We use the following meditation on Life-Giving Wounds retreats and it has been requested many times that I publish it on our website, so here you go! I’ll share an introduction to it, some guidance for personal meditation, and the actual meditation that you can read slowly and prayerfully with Christ. Enjoy and please share this with others.

Introduction

For adult children of divorce or separation, it is a helpful practice to meditate upon Scriptures, especially the Wedding Feast of Cana, in light of our past memories of our parents’ divorce or separation and its wounded aftermath. The Wedding Feast of Cana represents the newness that Christ brings to marriage, love, and our past wounds. Below is a meditation on this scripture passage using a slightly tweaked Ignatian method of meditation that I personally use, a method which can help ‘re-teach’ our hearts about authentic love and help heal painful memories. I pray it brings healing to your hearts like it did for my own as I wrote this meditation as my own personal prayer to God for healing painful memories in my own life. To enter prayerfully into this meditation, here are few basic instructions:

General Instructions for Personal Meditation (Ignatian Style)

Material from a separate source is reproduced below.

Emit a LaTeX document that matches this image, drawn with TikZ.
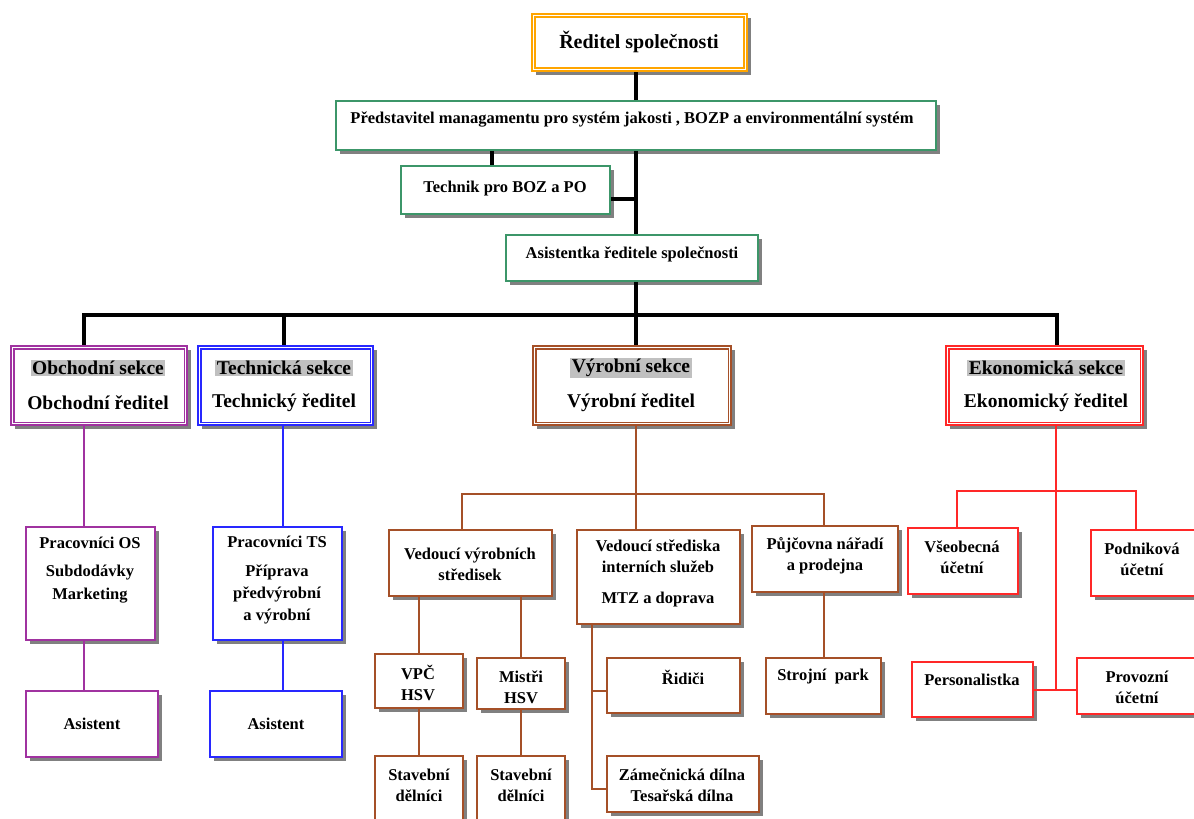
\documentclass[tikz,border=0pt]{standalone}
\usepackage{fontspec}
\setmainfont{Liberation Serif}
\usetikzlibrary{shadows,calc}
\definecolor{cgreen}{RGB}{60,150,105}
\definecolor{cpurple}{RGB}{160,50,160}
\definecolor{cblue}{RGB}{40,40,255}
\definecolor{cbrown}{RGB}{165,80,40}
\definecolor{cred}{RGB}{255,40,40}
\definecolor{corange}{RGB}{255,165,0}
\definecolor{chl}{RGB}{192,192,192}
\newcommand{\mkbox}[6]{%
  \node[#2, minimum width={(#5)-(#3)}, minimum height={(#6)-(#4)}] (#1) at ({((#3)+(#5))/2},{((#4)+(#6))/2}) {};}
\newcommand{\inner}[3]{%
  \draw[#2, line width=#3] ([shift={(4pt,-4pt)}]#1.north west) rectangle ([shift={(-4pt,4pt)}]#1.south east);}
\begin{document}
\begin{tikzpicture}[x=1pt,y=-1pt,
  box/.style={draw=#1, fill=white, line width=1.5pt, inner sep=0pt,
    drop shadow={shadow xshift=4pt, shadow yshift=-4pt, fill=black!50, opacity=1}},
  secbox/.style={box=#1, line width=2.2pt},
  txt/.style={font=\fontsize{16.5}{21}\selectfont\bfseries, align=center, inner sep=0pt},
  bigtxt/.style={font=\fontsize{19.5}{22}\selectfont\bfseries, align=center, inner sep=1.5pt},
  hl/.style={bigtxt, fill=chl},
  blk/.style={draw=black, line width=3.2pt},
  cl/.style={draw=#1, line width=1.4pt}
]
\useasboundingbox (0,0) rectangle (1194,819);
\fill[white] (0,0) rectangle (1194,819);

% top part
\mkbox{dir}{box=corange, line width=2.8pt}{532}{14}{747}{71}
\inner{dir}{corange}{2pt}
\mkbox{rep}{box=cgreen}{336}{101}{936}{150}
\mkbox{tech}{box=cgreen}{401}{166}{610}{214}
\mkbox{asist}{box=cgreen}{506}{235}{758}{281}

% sections
\mkbox{obch}{secbox=cpurple}{11}{346}{187}{425}
\inner{obch}{cpurple}{1.2pt}
\mkbox{techs}{secbox=cblue}{198}{346}{373}{425}
\inner{techs}{cblue}{1.2pt}
\mkbox{vyr}{secbox=cbrown}{533}{346}{731}{425}
\inner{vyr}{cbrown}{1.2pt}
\mkbox{eko}{secbox=cred}{946}{346}{1143}{425}
\inner{eko}{cred}{1.2pt}

% obchodni
\mkbox{pos}{box=cpurple}{26}{527}{155}{640}
\mkbox{asos}{box=cpurple}{26}{691}{158}{757}
% technicka
\mkbox{pts}{box=cblue}{213}{527}{342}{640}
\mkbox{asts}{box=cblue}{210}{691}{342}{757}
% vyrobni
\mkbox{vvs}{box=cbrown}{389}{530}{552}{596}
\mkbox{vsis}{box=cbrown}{577}{530}{740}{624}
\mkbox{pujc}{box=cbrown}{752}{526}{898}{592}
\mkbox{vpc}{box=cbrown}{375}{654}{463}{708}
\mkbox{mistri}{box=cbrown}{477}{658}{565}{709}
\mkbox{stava}{box=cbrown}{375}{756}{463}{830}
\mkbox{stavb}{box=cbrown}{477}{756}{565}{830}
\mkbox{ridici}{box=cbrown}{607}{658}{740}{713}
\mkbox{zam}{box=cbrown}{607}{756}{759}{812}
\mkbox{strojni}{box=cbrown}{766}{658}{881}{714}
% ekonomicka
\mkbox{vseob}{box=cred}{908}{528}{1018}{594}
\mkbox{podn}{box=cred}{1091}{530}{1200}{596}
\mkbox{pers}{box=cred}{912}{662}{1033}{717}
\mkbox{prov}{box=cred}{1077}{658}{1200}{714}

% texts
\node[bigtxt, font=\fontsize{20}{22}\selectfont\bfseries] (tdir) at (639,42) {Ředitel společnosti};
\node[txt] (trep) at (632,120) {Představitel managamentu pro systém jakosti , BOZP a environmentální systém};
\node[txt] (ttech) at (505,189) {Technik pro BOZ a PO};
\node[txt] (tasist) at (632,254) {Asistentka ředitele společnosti};

\node[hl] (tobch1) at (98,368) {Obchodní sekce};
\node[bigtxt] (tobch2) at (98,403) {Obchodní ředitel};
\node[hl] (ttechs1) at (284,368) {Technická sekce};
\node[bigtxt] (ttechs2) at (284,403) {Technický ředitel};
\node[hl] (tvyr1) at (631,368) {Výrobní sekce};
\node[bigtxt] (tvyr2) at (631,403) {Výrobní ředitel};
\node[hl] (teko1) at (1046,368) {Ekonomická sekce};
\node[bigtxt] (teko2) at (1046,403) {Ekonomický ředitel};

\node[txt, font=\fontsize{16.5}{23}\selectfont\bfseries] (tpos) at (90,570) {Pracovníci OS\\[5pt]Subdodávky\\Marketing};
\node[txt] (tasos) at (92,724) {Asistent};
\node[txt, font=\fontsize{16.5}{22}\selectfont\bfseries] (tpts) at (277,580) {Pracovníci TS\\[7pt]Příprava\\předvýrobní\\a výrobní};
\node[txt] (tasts) at (276,724) {Asistent};

\node[txt] (tvvs) at (470,564) {Vedoucí výrobních\\středisek};
\node[txt] (tvsis) at (658,573) {Vedoucí střediska\\interních služeb\\[10pt]MTZ a doprava};
\node[txt] (tpujc) at (825,556) {Půjčovna nářadí\\a prodejna};
\node[txt] (tvpc) at (418,683) {VPČ\\HSV};
\node[txt] (tmistri) at (521,687) {Mistři\\HSV};
\node[txt] (tstava) at (419,785) {Stavební\\dělníci};
\node[txt] (tstavb) at (521,785) {Stavební\\dělníci};
\node[txt] (tridici) at (683,677) {Řidiči};
\node[txt] (tzam) at (682,785) {Zámečnická dílna\\Tesařská dílna};
\node[txt] (tstrojni) at (823,677) {Strojní\ \ park};

\node[txt] (tvseob) at (962,557) {Všeobecná\\účetní};
\node[txt] (tpodn) at (1142,559) {Podniková\\účetní};
\node[txt] (tpers) at (972,680) {Personalistka};
\node[txt] (tprov) at (1137,687) {Provozní\\účetní};

% black connectors
\coordinate (xa) at (636,315);
\coordinate (xt) at (492,0);
\coordinate (yt) at (0,199);
\coordinate (ba) at (84,315);
\coordinate (bb) at (284,315);
\coordinate (bd) at (1057,315);
\draw[blk] (dir.south -| xa) -- (rep.north -| xa);
\draw[blk] (rep.south -| xt) -- (tech.north -| xt);
\draw[blk] (rep.south -| xa) -- (asist.north -| xa);
\draw[blk] (tech.east |- yt) -- (xa |- yt);
\draw[blk] (asist.south -| xa) -- (xa);
\draw[blk] (ba |- obch.north) -- (ba) -- (bd) -- (bd |- eko.north);
\draw[blk] (bb) -- (bb |- techs.north);
\draw[blk] (xa) -- (xa |- vyr.north);

% purple / blue
\coordinate (xp) at (84,0);
\coordinate (xb) at (283,0);
\draw[cl=cpurple] (obch.south -| xp) -- (pos.north -| xp);
\draw[cl=cpurple] (pos.south -| xp) -- (asos.north -| xp);
\draw[cl=cblue] (techs.south -| xb) -- (pts.north -| xb);
\draw[cl=cblue] (pts.south -| xb) -- (asts.north -| xb);

% brown
\coordinate (vb) at (636,494);
\coordinate (vl) at (462,494);
\coordinate (vr) at (824,494);
\coordinate (xq) at (419,0);
\coordinate (xm) at (521,0);
\coordinate (xs) at (592,0);
\coordinate (yr) at (0,691);
\coordinate (yz) at (0,789);
\draw[cl=cbrown] (vyr.south -| vb) -- (vb);
\draw[cl=cbrown] (vl |- vvs.north) -- (vl) -- (vr) -- (vr |- pujc.north);
\draw[cl=cbrown] (vb) -- (vb |- vsis.north);
\draw[cl=cbrown] (vvs.south -| xq) -- (vpc.north -| xq);
\draw[cl=cbrown] (vpc.south -| xq) -- (stava.north -| xq);
\draw[cl=cbrown] (vvs.south -| xm) -- (mistri.north -| xm);
\draw[cl=cbrown] (mistri.south -| xm) -- (stavb.north -| xm);
\draw[cl=cbrown] (vsis.south -| xs) -- (xs |- yz) -- (zam.west |- yz);
\draw[cl=cbrown] (xs |- yr) -- (ridici.west |- yr);
\draw[cl=cbrown] (pujc.south -| vr) -- (strojni.north -| vr);

% red
\coordinate (eb) at (1056,491);
\coordinate (ep) at (1056,690);
\coordinate (el) at (957,491);
\coordinate (er) at (1136,491);
\draw[cl=cred] (eko.south -| eb) -- (ep);
\draw[cl=cred] (pers.east |- ep) -- (prov.west |- ep);
\draw[cl=cred] (el |- vseob.north) -- (el) -- (er) -- (er |- podn.north);
\end{tikzpicture}
\end{document}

  • Read the Scripture passage once, slowly.

  • Read it a second time.

  • Close your eyes.

  • Place yourself in the position of someone in the passage, or a bystander nearby. Use your five senses to imagine the scene around you throughout this meditation. What do you taste? What do you see? What do you feel within and without? What do you smell? What do you hear? (We do this below for you.)

  • Relate the biblical situation to your own life, and especially to your suffering connected to your parents’ divorce or separation, recalling one memory. (We’ll prompt you below.)

  • Recall specific words and phrases in the Scripture passage, especially Christ’s words. Let them be spoken to you in that moment from your life and then ask what Christ is speaking to you now for your own life. (Again, we’ll prompt you below to meditate along these lines.)

  • End the meditation by letting Christ hold you close to His heart. Listen to His heartbeat and with every beat hear “I love you.”  Know that you are a beloved child of God.

Scriptural Meditation on the Wedding Feast of Cana for Adult Children of Divorce

Scripture passage:

“On the third day there was a wedding in Cana in Galilee, and the mother of Jesus was there. Jesus and his disciples were also invited to the wedding. When the wine ran short, the mother of Jesus said to him, ‘They have no wine.’ Jesus said to her, ‘Woman, how does your concern affect me? My hour has not yet come.’ His mother said to the servers, ‘Do whatever he tells you.’ Now there were six stone water jars there for Jewish ceremonial washings, each holding twenty to thirty gallons. Jesus told them, ‘Fill the jars with water.’ So they filled them to the brim. Then he told them, ‘Draw some out now and take it to the headwaiter.’ So they took it. And when the headwaiter tasted the water that had become wine, without knowing where it came from (although the servers who had drawn the water knew), the headwaiter called the bridegroom and said to him, ‘Everyone serves good wine first, and then when people have drunk freely, an inferior one; but you have kept the good wine until now. Jesus did this as the beginning of his signs in Cana in Galilee and so revealed his glory, and his disciples began to believe in him” (John 2: 1-11).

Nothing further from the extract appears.